The first half hour of Herbert Brennon's Peter Pan is an extraordinary piece of filmmaking, masterful in a delicate and unusual way.

Almost all of it takes place in the Darling nursery, on a set that is shot from basically one angle and seems designed to suggest a theatrical stage. I'm guessing that this was a deliberate strategy, meant to associate the film with the celebrated stage productions of Barrie's play, even though it was somewhat anachronistic for a film from 1924. Brennon, however, has taken this limitation as a challenge, and in his own subtle way has mastered it.

The long shots of the set, with a frame that seems to mimic a proscenium arch, are lit with extraordinary care by James Wong Howe. He achieves a stunning impression of depth in the way his lights define discrete spaces within the room and sculpt individual figures within those spaces. Brennon's choreography of movement within the constricted location reinforces the stereometric nature of
Howe's lighting.

Slowly, and with great subtlety, Brennon allows his camera to tentatively explore this space from slightly different angles -- almost like a tease. We never feel that our general sense of watching a stage play is challenged -- but seem suddenly, briefly transported up onto the stage for a privileged view of the action, as in a dream.

The lighting shifts progressively throughout the sequence in a decidedly expressionistic way -- from the high illumination of the opening to the more atmospheric shadows of the room lit by the nightlights. Then Peter appears, and the gears shift radically. Wendy sews Peter's shadow back on in a gorgeous half-silhouette downstage, then Peter dances with his shadow in a circle of light, shot from slightly above, that seems to have no logical source.

When Peter teaches the Darling children to fly, our head-on view of the set is explicitly violated as we see one of the boys flying up towards a camera placed near the ceiling and shooting in a near-reverse angle to the one we've mostly been watching from. It's a shocking and magical shift -- echoing the shock and magic of the child's first flight.

 

Alas, the rest of the film, in Never Land, is not as magical as this first act. The Catalina locations, the studio forest and underground lair, the actors in animal costumes and the actors in human costumes never quite cohere into a vision, despite many delightful passages.
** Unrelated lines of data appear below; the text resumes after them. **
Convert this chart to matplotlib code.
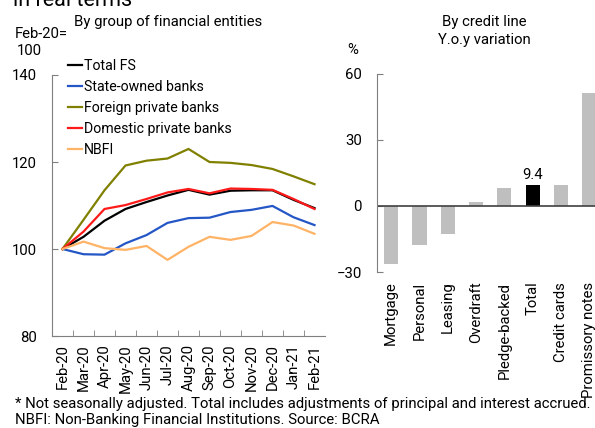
import numpy as np
import matplotlib.pyplot as plt
from matplotlib.ticker import FixedLocator, MultipleLocator

plt.rcParams['font.family'] = ['Roboto', 'DejaVu Sans']
FS = 10.7
plt.rcParams['font.size'] = FS

months = ['Feb-20', 'Mar-20', 'Apr-20', 'May-20', 'Jun-20', 'Jul-20', 'Aug-20',
          'Sep-20', 'Oct-20', 'Nov-20', 'Dec-20', 'Jan-21', 'Feb-21']
total_fs = [100, 102.8, 106.5, 109.2, 110.8, 112.3, 113.6, 112.5, 113.4, 113.5, 113.5, 111.3, 109.4]
state_owned = [100, 98.8, 98.7, 101.3, 103.2, 106.0, 107.1, 107.2, 108.5, 109.0, 109.9, 107.3, 105.5]
foreign_priv = [100, 106.7, 113.5, 119.2, 120.3, 120.8, 123.0, 120.0, 119.8, 119.3, 118.4, 116.7, 114.9]
domestic_priv = [100, 104.0, 109.2, 110.1, 111.5, 113.0, 113.8, 112.8, 113.9, 113.8, 113.6, 111.5, 109.2]
nbfi = [100, 101.7, 100.2, 99.8, 100.7, 97.5, 100.5, 102.8, 102.1, 103.0, 106.2, 105.4, 103.5]

credit_lines = ['Mortgage', 'Personal', 'Leasing', 'Overdraft', 'Pledge-backed',
                'Total', 'Credit cards', 'Promissory notes']
yoy = [-26.5, -17.9, -12.9, 1.7, 8.3, 9.4, 9.6, 51.4]

series = [
    ('Total FS', total_fs, '#000000'),
    ('State-owned banks', state_owned, '#2457c5'),
    ('Foreign private banks', foreign_priv, '#808000'),
    ('Domestic private banks', domestic_priv, '#ff1a1a'),
    ('NBFI', nbfi, '#ffb366'),
]

W, H = 595, 428
fig = plt.figure(figsize=(W / 100, H / 100), dpi=100)

spine_col = '#7f7f7f'

# left panel: indices by group of entities
ax = fig.add_axes([52 / W, 1 - 336 / H, 273 / W, 261 / H])
x = np.arange(len(months))
for name, vals, col in series:
    ax.plot(x, vals, color=col, lw=1.6, label=name)
ax.set_xlim(-0.5, len(months) - 0.5)
ax.set_ylim(80, 140)
ax.yaxis.set_major_locator(MultipleLocator(20))
ax.set_xticks(x)
ax.set_xticklabels(months, rotation=90)
ax.xaxis.set_minor_locator(FixedLocator(np.arange(0.5, len(months) - 0.5, 1)))
ax.tick_params(axis='x', which='major', length=0, pad=6, labelsize=FS)
ax.tick_params(axis='x', which='minor', direction='in', length=4, color=spine_col)
ax.tick_params(axis='y', direction='in', length=4, color=spine_col, pad=11, labelsize=FS)
for s in ['top', 'right']:
    ax.spines[s].set_visible(False)
for s in ['left', 'bottom']:
    ax.spines[s].set_color(spine_col)
ax.legend(loc='upper left', bbox_to_anchor=(68 / W, 1 - 59 / H),
          bbox_transform=fig.transFigure, frameon=False, handlelength=1.0,
          handletextpad=0.15, labelspacing=0.5, borderaxespad=0, borderpad=0,
          fontsize=FS - 0.5)

# right panel: y.o.y. variation by credit line
bx = fig.add_axes([377 / W, 1 - 272 / H, 226.4 / W, 198.3 / H])
bx.set_xlim(-0.5, len(credit_lines) - 0.5)
bx.set_ylim(-30, 60)
bar_cols = ['#000000' if c == 'Total' else '#bfbfbf' for c in credit_lines]
bars = bx.bar(np.arange(len(credit_lines)), yoy, width=0.5, color=bar_cols)
bx.bar_label(bars, labels=[f'{v:.1f}' if c == 'Total' else '' for c, v in zip(credit_lines, yoy)],
             padding=2, fontsize=FS)
bx.axhline(0, color='#404040', lw=1.2)
bx.yaxis.set_major_locator(MultipleLocator(30))
bx.set_xticks(np.arange(len(credit_lines)))
bx.set_xticklabels(credit_lines, rotation=90)
bx.tick_params(axis='x', length=0, pad=7, labelsize=FS)
bx.tick_params(axis='y', direction='in', length=4, color=spine_col, pad=11, labelsize=FS)
for s in ['top', 'right', 'bottom']:
    bx.spines[s].set_visible(False)
bx.spines['left'].set_color(spine_col)

# titles and notes
fig.text(13 / W, 1 - 6 / H, 'in real terms', fontsize=15.5, va='baseline', ha='left')
fig.text(74 / W, 1 - 22 / H, 'By group of financial entities', fontsize=FS, va='center')
fig.text(15 / W, 1 - 34 / H, 'Feb-20=', fontsize=FS, va='center')
fig.text(17 / W, 1 - 51 / H, '100', fontsize=FS, va='center')
fig.text(484 / W, 1 - 22 / H, 'By credit line', fontsize=FS, va='center', ha='center')
fig.text(484 / W, 1 - 40 / H, 'Y.o.y variation', fontsize=FS, va='center', ha='center')
fig.text(347 / W, 1 - 50 / H, '%', fontsize=FS, va='center')
fig.text(15 / W, 1 - 404 / H,
         '* Not seasonally adjusted. Total includes adjustments of principal and interest accrued.',
         fontsize=FS, va='center')
fig.text(15 / W, 1 - 420 / H,
         'NBFI: Non-Banking Financial Institutions. Source: BCRA',
         fontsize=FS, va='center')

fig.savefig('out.png', dpi=100)
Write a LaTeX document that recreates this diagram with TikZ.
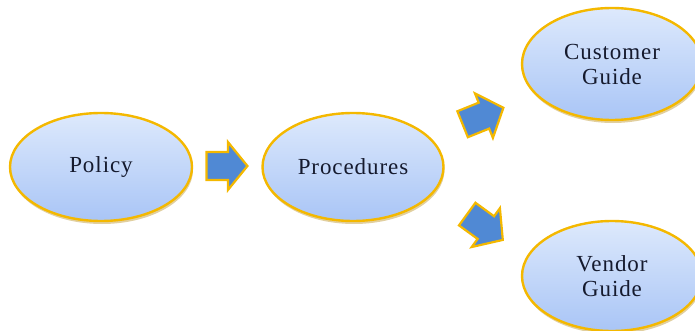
\documentclass[tikz,border=0pt]{standalone}
\usepackage{fontspec}
\setmainfont{Liberation Serif}[LetterSpace=4]
\usetikzlibrary{shapes.geometric}
\definecolor{rimgold}{HTML}{F4B800}
\definecolor{shadegold}{HTML}{C9A850}
\definecolor{topblue}{HTML}{DDE9FC}
\definecolor{botblue}{HTML}{A9C5F6}
\definecolor{arrowblue}{HTML}{5089D4}
\definecolor{inktext}{HTML}{151A2E}
\tikzset{
  x=1pt, y=1pt,
  bubble/.style={ellipse, draw=rimgold, line width=2.4pt, top color=topblue,
    bottom color=botblue, inner sep=0pt, align=center, text=inktext,
    font=\fontsize{23}{25}\selectfont},
  bubbleshadow/.style={ellipse, fill=shadegold, opacity=0.55, inner sep=0pt},
  pics/blockarrow/.style={code={
    \path[fill=arrowblue, draw=rimgold, line width=2.2pt, line join=miter]
      (-22,-14) -- (1,-14) -- (1,-24) -- (22,0) -- (1,24) -- (1,14)
      -- (-22,14) -- cycle;
  }}
}
\begin{document}
\begin{tikzpicture}
\useasboundingbox (0,0) rectangle (695,330);

% soft shadows under the ellipses
\node[bubbleshadow, minimum width=182pt, minimum height=108pt] at (102,160) {};
\node[bubbleshadow, minimum width=181pt, minimum height=108pt] at (354,160) {};
\node[bubbleshadow, minimum width=180pt, minimum height=112pt] at (613,263) {};
\node[bubbleshadow, minimum width=180pt, minimum height=110pt] at (613,51) {};

% ellipses
\node[bubble, minimum width=182pt, minimum height=108pt] (policy) at (101,163) {Policy};
\node[bubble, minimum width=181pt, minimum height=108pt] (proc) at (353,163) {Procedures};
\node[bubble, minimum width=180pt, minimum height=112pt] (cust) at (612,266) {Customer\\Guide};
\node[bubble, minimum width=180pt, minimum height=110pt] (vend) at (612,54) {Vendor\\Guide};

% block arrows between the stages
\pic[shift={(227,164)}, xscale=0.93] {blockarrow};
\pic[shift={(483,214)}, rotate=22] {blockarrow};
\pic[shift={(485,103)}, rotate=-36] {blockarrow};
\end{tikzpicture}
\end{document}
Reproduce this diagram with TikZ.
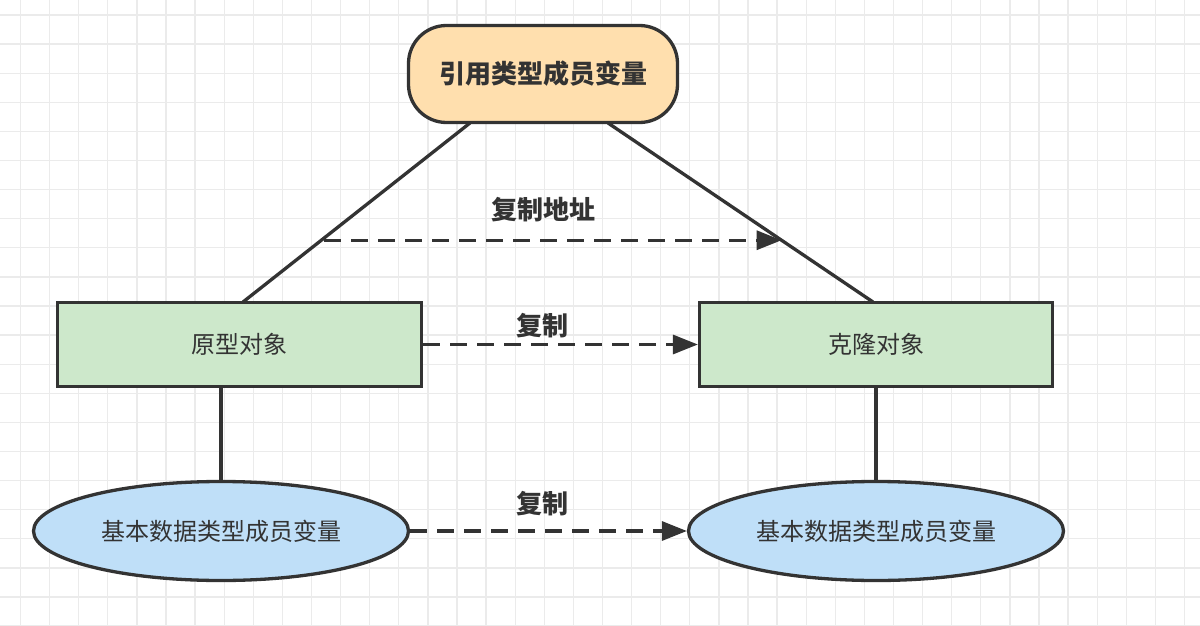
\documentclass[tikz,border=0pt]{standalone}
\usepackage{fontspec}
\setmainfont{Noto Sans CJK SC}
\usetikzlibrary{calc,shapes.geometric,arrows.meta}
\definecolor{ink}{HTML}{333333}
\definecolor{gridc}{HTML}{EBEBEB}
\definecolor{peach}{HTML}{FFDFAE}
\definecolor{mint}{HTML}{CDE8CB}
\definecolor{sky}{HTML}{BFDFF8}
\tikzset{
  box/.style={draw=ink, line width=3.3pt, fill=mint, minimum height=84pt, inner sep=0pt, text=ink, font=\fontsize{24}{28}\selectfont},
  oval/.style={ellipse, draw=ink, line width=3.3pt, fill=sky, minimum width=375pt, minimum height=99pt, inner sep=0pt, text=ink, font=\fontsize{24}{28}\selectfont},
  topbox/.style={draw=ink, line width=3.3pt, fill=peach, rounded corners=38pt, minimum width=269pt, minimum height=97pt, inner sep=0pt, text=ink, font=\fontsize{26}{30}\selectfont\bfseries},
  link/.style={draw=ink, line width=3.3pt},
  copyarrow/.style={draw=ink, line width=3.3pt, dash pattern=on 17pt off 10pt, -{Triangle[length=25pt,width=19pt]}},
  lbl/.style={text=ink, font=\fontsize{26}{30}\selectfont\bfseries, inner sep=0pt}
}
\begin{document}
\begin{tikzpicture}[x=1pt,y=-1pt]
\useasboundingbox (0,0) rectangle (1200,626);
\fill[white] (0,0) rectangle (1200,626);
\foreach \i in {0,...,41} { \draw[gridc, line width=1.3pt] (20.5+29.1*\i,0) -- (20.5+29.1*\i,626); }
\foreach \j in {0,...,21} { \draw[gridc, line width=1.3pt] (0,15+29.1*\j) -- (1200,15+29.1*\j); }

\node[topbox] (ref) at (543,74) {引用类型成员变量};
\node[box, minimum width=364pt] (proto) at (239.5,344.5) {原型对象};
\node[box, minimum width=353pt] (clone) at (876,344.5) {克隆对象};
\node[oval] (pbase) at (221,531) {基本数据类型成员变量};
\node[oval] (cbase) at (876,531) {基本数据类型成员变量};

\coordinate (refL) at (470,123);
\coordinate (refR) at (608,123);
\coordinate (protoT) at (243,302);
\coordinate (cloneT) at (873,302);

\draw[link] (refL) -- (protoT);
\draw[link] (refR) -- (cloneT);
\draw[link] (proto.south -| pbase.north) -- (pbase.north);
\draw[link] (clone.south) -- (cbase.north);

\coordinate (addrS) at ($(refL)!0.655!(protoT)$);
\coordinate (addrE) at ($(refR)!0.655!(cloneT)$);
\draw[copyarrow, shorten <=3pt] (addrS) -- (addrE);
\node[lbl] (laddr) at (543,210) {复制地址};

\draw[copyarrow] (proto.east) -- (clone.west);
\node[lbl] (lcopy1) at (542,326) {复制};

\draw[copyarrow] (pbase.east) -- (cbase.west);
\node[lbl] (lcopy2) at (542,504) {复制};
\end{tikzpicture}
\end{document}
The final action sequence on the pirate ship is confused and dull -- until the wondrously choreographed sword battle between the Lost Boys and the pirates lifts it all into magic once again.

The special effects vary in quality, too. Most of the wire-work flying is well done, but the flight of the pirate ship at the end is underwhelming, and some of the superimpositions involving Tinkerbell are poorly executed.

This is a title-heavy film, but the titles are faithful to Barrie's truly charming text, tastefully selected and arranged.

The general result is a very uneven but endlessly fascinating film. Brennon's vaguely perverse sensibility, always delivered with a gossamer touch, is evident most especially in his use and appreciation of Betty Bronson in the title role. She dances the part in a frankly sensual way, and she is unmistakably and delightfully female -- which allows Brennon to exploit an unmentionable eroticism in certain passages.



The half-silhouetted shadow-sewing sequence between Wendy and Peter has the quality of a sexual encounter, and there is nothing innocent in the numerous kissing scenes -- between Bronson and Mary Brian, Bronson and Anna Mae Wong, Bronson and Esther Ralston.

When Peter lies down to sleep on the leaf bed after Wendy and the Lost Boys have left the underground lair, Bronson is photographed in a languorous and sensual and purely feminine pose -- which gives Captain Hook's spying on her a wholly different spin than the narrative might suggest. Hook's hatred of Peter reads as thwarted lust, pure and simple. He knows as well as we do that the creature on that bed is a woman.

Sex in silent movies was a lot more interesting than it is in movies today.